Why it matters: benefits, staff salaries and mandated costs account for the bulk of the district’s noninstructional increases, officials said, while state aid in the governor’s proposal so far adds about 1 percent in foundation aid—insufficient to close the shortfall. The presenter estimated the tax-levy cap at roughly 4.1 percent and noted historical decisions not to reach the cap left about $6.1 million on the table over the past decade.

Key details: the administration described eight noninstructional budget sections and noted benefits constitute the bulk of 'undistributed' costs. The Employee Retirement System contribution was described as increasing by about 19 percent, while the Teachers’ Retirement System rate is projected to decline roughly 1.3 percent. Health-insurance costs were estimated to increase about 7 percent pending rate finalization.

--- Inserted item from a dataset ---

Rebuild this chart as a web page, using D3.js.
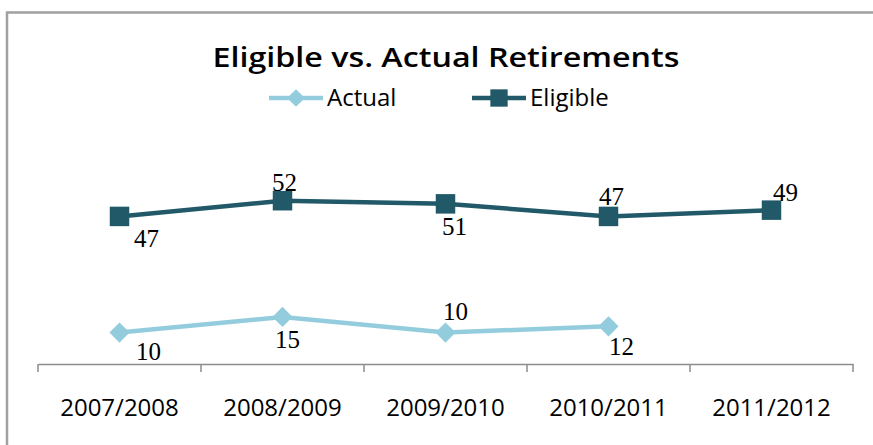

Facilities and vehicles: the district plans to put capital-project planning to a vote next December and flagged a possible high-school roof replacement (estimate pending). As a separate debt-service item, the administration proposed issuing bonds to buy five new buses. Staff said the fleet totals about 90 vehicles (four spare), with roughly 26 percent beyond the typical 10-year life and that the district operates 55 routes and transports about 2,600 students totaling roughly 1,000,000 miles annually. Officials noted one sports-trip bus costs about $164,000 and smaller replacements run near $61,000.

Insurance and risk: board members asked about a roughly $346,000 increase in transportation insurance. The presenter said insurance increases are statewide and linked to recent litigation trends and disaster claims; districts have discussed but hesitated to pursue RFPs because of uncertainty over whether initial savings would persist in later years.

Numbers and next steps: the administration said it will present the instructional budget in March and does not plan to adopt a final budget until April. The board’s facilities committee and financial advisers will continue work on the capital project ahead of the targeted December vote.